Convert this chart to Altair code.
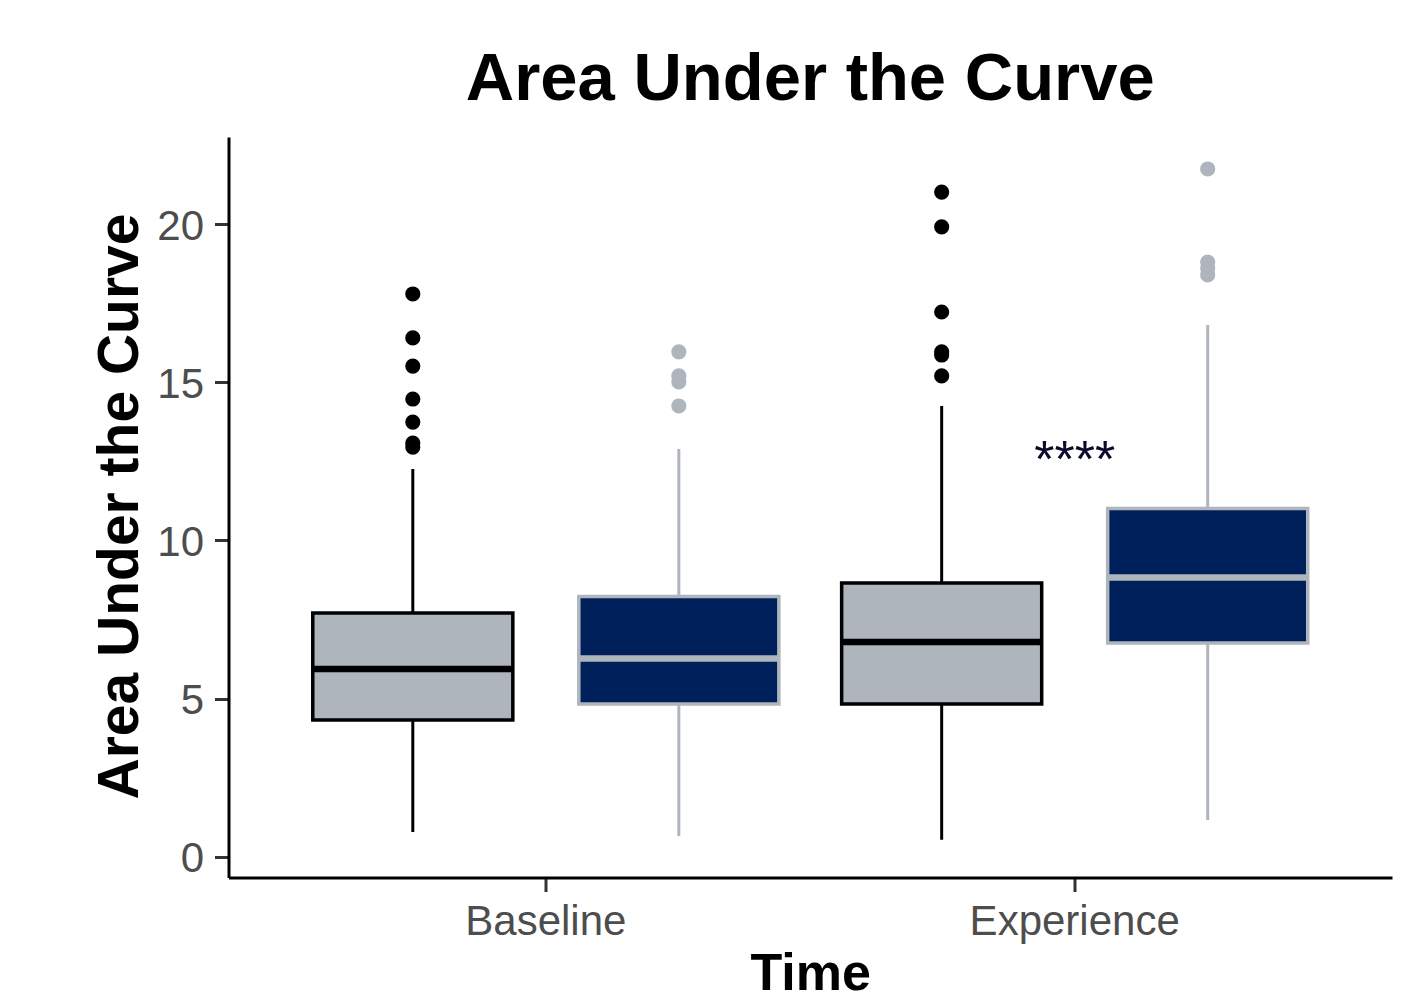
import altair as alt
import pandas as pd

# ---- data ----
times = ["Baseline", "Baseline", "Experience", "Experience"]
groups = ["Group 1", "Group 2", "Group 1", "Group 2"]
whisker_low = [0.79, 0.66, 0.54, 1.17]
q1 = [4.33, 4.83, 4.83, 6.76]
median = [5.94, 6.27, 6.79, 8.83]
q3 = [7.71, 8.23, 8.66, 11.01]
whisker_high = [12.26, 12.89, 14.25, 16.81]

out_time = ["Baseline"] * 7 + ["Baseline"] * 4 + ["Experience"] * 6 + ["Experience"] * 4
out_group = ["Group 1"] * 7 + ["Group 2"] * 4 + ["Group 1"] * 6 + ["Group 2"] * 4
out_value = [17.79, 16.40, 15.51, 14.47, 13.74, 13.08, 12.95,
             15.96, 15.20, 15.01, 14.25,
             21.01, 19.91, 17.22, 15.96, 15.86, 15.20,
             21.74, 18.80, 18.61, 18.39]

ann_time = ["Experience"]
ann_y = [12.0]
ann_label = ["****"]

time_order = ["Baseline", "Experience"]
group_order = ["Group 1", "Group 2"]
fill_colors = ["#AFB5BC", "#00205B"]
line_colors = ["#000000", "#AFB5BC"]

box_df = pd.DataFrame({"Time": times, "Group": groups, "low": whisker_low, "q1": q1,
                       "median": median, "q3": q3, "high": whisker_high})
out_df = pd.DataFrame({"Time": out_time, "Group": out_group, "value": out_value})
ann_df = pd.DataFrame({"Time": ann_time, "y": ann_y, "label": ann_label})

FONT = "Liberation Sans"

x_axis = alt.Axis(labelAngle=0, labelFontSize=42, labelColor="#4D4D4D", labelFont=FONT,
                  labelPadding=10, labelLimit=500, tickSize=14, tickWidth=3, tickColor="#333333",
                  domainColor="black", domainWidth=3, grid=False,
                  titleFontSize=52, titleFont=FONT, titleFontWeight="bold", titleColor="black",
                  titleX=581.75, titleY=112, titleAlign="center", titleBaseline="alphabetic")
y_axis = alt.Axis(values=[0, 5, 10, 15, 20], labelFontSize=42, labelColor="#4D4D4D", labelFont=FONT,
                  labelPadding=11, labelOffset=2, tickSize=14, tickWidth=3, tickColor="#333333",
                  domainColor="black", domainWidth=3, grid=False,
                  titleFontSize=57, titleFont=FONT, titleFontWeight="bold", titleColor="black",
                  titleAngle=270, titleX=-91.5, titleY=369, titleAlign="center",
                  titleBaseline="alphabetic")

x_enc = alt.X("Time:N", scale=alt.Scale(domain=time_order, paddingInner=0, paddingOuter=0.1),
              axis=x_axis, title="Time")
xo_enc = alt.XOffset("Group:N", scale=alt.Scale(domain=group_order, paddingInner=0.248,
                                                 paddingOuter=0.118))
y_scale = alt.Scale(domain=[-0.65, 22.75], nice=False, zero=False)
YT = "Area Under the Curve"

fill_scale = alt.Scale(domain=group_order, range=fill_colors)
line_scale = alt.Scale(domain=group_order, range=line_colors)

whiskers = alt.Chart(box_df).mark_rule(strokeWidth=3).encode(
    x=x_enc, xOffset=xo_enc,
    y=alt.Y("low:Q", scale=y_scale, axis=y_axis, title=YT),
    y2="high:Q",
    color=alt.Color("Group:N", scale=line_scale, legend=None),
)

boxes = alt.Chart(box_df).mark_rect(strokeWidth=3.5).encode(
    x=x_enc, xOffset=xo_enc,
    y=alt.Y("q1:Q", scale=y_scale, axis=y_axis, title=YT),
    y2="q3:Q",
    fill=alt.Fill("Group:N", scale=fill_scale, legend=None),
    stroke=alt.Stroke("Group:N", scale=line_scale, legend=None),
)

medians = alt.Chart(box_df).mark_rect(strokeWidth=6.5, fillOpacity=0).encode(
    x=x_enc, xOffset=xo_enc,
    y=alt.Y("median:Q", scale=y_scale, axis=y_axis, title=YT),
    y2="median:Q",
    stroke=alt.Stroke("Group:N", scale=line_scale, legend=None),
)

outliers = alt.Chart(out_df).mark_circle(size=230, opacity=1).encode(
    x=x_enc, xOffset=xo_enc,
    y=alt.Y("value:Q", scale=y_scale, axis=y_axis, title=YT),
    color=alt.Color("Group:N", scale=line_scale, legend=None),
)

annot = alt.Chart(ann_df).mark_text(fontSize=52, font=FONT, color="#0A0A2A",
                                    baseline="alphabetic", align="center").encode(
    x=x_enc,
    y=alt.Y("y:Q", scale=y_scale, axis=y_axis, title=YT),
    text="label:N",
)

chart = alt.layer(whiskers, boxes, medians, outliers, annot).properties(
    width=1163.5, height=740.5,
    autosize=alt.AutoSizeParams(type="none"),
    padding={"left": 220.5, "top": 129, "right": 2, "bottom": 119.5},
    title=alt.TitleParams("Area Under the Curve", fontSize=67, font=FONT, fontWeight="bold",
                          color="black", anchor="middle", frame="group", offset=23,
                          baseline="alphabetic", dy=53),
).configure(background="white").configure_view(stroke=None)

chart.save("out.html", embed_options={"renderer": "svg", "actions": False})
******
▸ **WHAT IS REQUIRED**:
Make an exact copy of the data above, pictures excluded.

▸ **THE ANSWER**:
Convert this chart to Altair code.
import altair as alt
import pandas as pd

# ---- data ----
times = ["Baseline", "Baseline", "Experience", "Experience"]
groups = ["Group 1", "Group 2", "Group 1", "Group 2"]
whisker_low = [0.79, 0.66, 0.54, 1.17]
q1 = [4.33, 4.83, 4.83, 6.76]
median = [5.94, 6.27, 6.79, 8.83]
q3 = [7.71, 8.23, 8.66, 11.01]
whisker_high = [12.26, 12.89, 14.25, 16.81]

out_time = ["Baseline"] * 7 + ["Baseline"] * 4 + ["Experience"] * 6 + ["Experience"] * 4
out_group = ["Group 1"] * 7 + ["Group 2"] * 4 + ["Group 1"] * 6 + ["Group 2"] * 4
out_value = [17.79, 16.40, 15.51, 14.47, 13.74, 13.08, 12.95,
             15.96, 15.20, 15.01, 14.25,
             21.01, 19.91, 17.22, 15.96, 15.86, 15.20,
             21.74, 18.80, 18.61, 18.39]

ann_time = ["Experience"]
ann_y = [12.0]
ann_label = ["****"]

time_order = ["Baseline", "Experience"]
group_order = ["Group 1", "Group 2"]
fill_colors = ["#AFB5BC", "#00205B"]
line_colors = ["#000000", "#AFB5BC"]

box_df = pd.DataFrame({"Time": times, "Group": groups, "low": whisker_low, "q1": q1,
                       "median": median, "q3": q3, "high": whisker_high})
out_df = pd.DataFrame({"Time": out_time, "Group": out_group, "value": out_value})
ann_df = pd.DataFrame({"Time": ann_time, "y": ann_y, "label": ann_label})

FONT = "Liberation Sans"

x_axis = alt.Axis(labelAngle=0, labelFontSize=42, labelColor="#4D4D4D", labelFont=FONT,
                  labelPadding=10, labelLimit=500, tickSize=14, tickWidth=3, tickColor="#333333",
                  domainColor="black", domainWidth=3, grid=False,
                  titleFontSize=52, titleFont=FONT, titleFontWeight="bold", titleColor="black",
                  titleX=581.75, titleY=112, titleAlign="center", titleBaseline="alphabetic")
y_axis = alt.Axis(values=[0, 5, 10, 15, 20], labelFontSize=42, labelColor="#4D4D4D", labelFont=FONT,
                  labelPadding=11, labelOffset=2, tickSize=14, tickWidth=3, tickColor="#333333",
                  domainColor="black", domainWidth=3, grid=False,
                  titleFontSize=57, titleFont=FONT, titleFontWeight="bold", titleColor="black",
                  titleAngle=270, titleX=-91.5, titleY=369, titleAlign="center",
                  titleBaseline="alphabetic")

x_enc = alt.X("Time:N", scale=alt.Scale(domain=time_order, paddingInner=0, paddingOuter=0.1),
              axis=x_axis, title="Time")
xo_enc = alt.XOffset("Group:N", scale=alt.Scale(domain=group_order, paddingInner=0.248,
                                                 paddingOuter=0.118))
y_scale = alt.Scale(domain=[-0.65, 22.75], nice=False, zero=False)
YT = "Area Under the Curve"

fill_scale = alt.Scale(domain=group_order, range=fill_colors)
line_scale = alt.Scale(domain=group_order, range=line_colors)

whiskers = alt.Chart(box_df).mark_rule(strokeWidth=3).encode(
    x=x_enc, xOffset=xo_enc,
    y=alt.Y("low:Q", scale=y_scale, axis=y_axis, title=YT),
    y2="high:Q",
    color=alt.Color("Group:N", scale=line_scale, legend=None),
)

boxes = alt.Chart(box_df).mark_rect(strokeWidth=3.5).encode(
    x=x_enc, xOffset=xo_enc,
    y=alt.Y("q1:Q", scale=y_scale, axis=y_axis, title=YT),
    y2="q3:Q",
    fill=alt.Fill("Group:N", scale=fill_scale, legend=None),
    stroke=alt.Stroke("Group:N", scale=line_scale, legend=None),
)

medians = alt.Chart(box_df).mark_rect(strokeWidth=6.5, fillOpacity=0).encode(
    x=x_enc, xOffset=xo_enc,
    y=alt.Y("median:Q", scale=y_scale, axis=y_axis, title=YT),
    y2="median:Q",
    stroke=alt.Stroke("Group:N", scale=line_scale, legend=None),
)

outliers = alt.Chart(out_df).mark_circle(size=230, opacity=1).encode(
    x=x_enc, xOffset=xo_enc,
    y=alt.Y("value:Q", scale=y_scale, axis=y_axis, title=YT),
    color=alt.Color("Group:N", scale=line_scale, legend=None),
)

annot = alt.Chart(ann_df).mark_text(fontSize=52, font=FONT, color="#0A0A2A",
                                    baseline="alphabetic", align="center").encode(
    x=x_enc,
    y=alt.Y("y:Q", scale=y_scale, axis=y_axis, title=YT),
    text="label:N",
)

chart = alt.layer(whiskers, boxes, medians, outliers, annot).properties(
    width=1163.5, height=740.5,
    autosize=alt.AutoSizeParams(type="none"),
    padding={"left": 220.5, "top": 129, "right": 2, "bottom": 119.5},
    title=alt.TitleParams("Area Under the Curve", fontSize=67, font=FONT, fontWeight="bold",
                          color="black", anchor="middle", frame="group", offset=23,
                          baseline="alphabetic", dy=53),
).configure(background="white").configure_view(stroke=None)

chart.save("out.html", embed_options={"renderer": "svg", "actions": False})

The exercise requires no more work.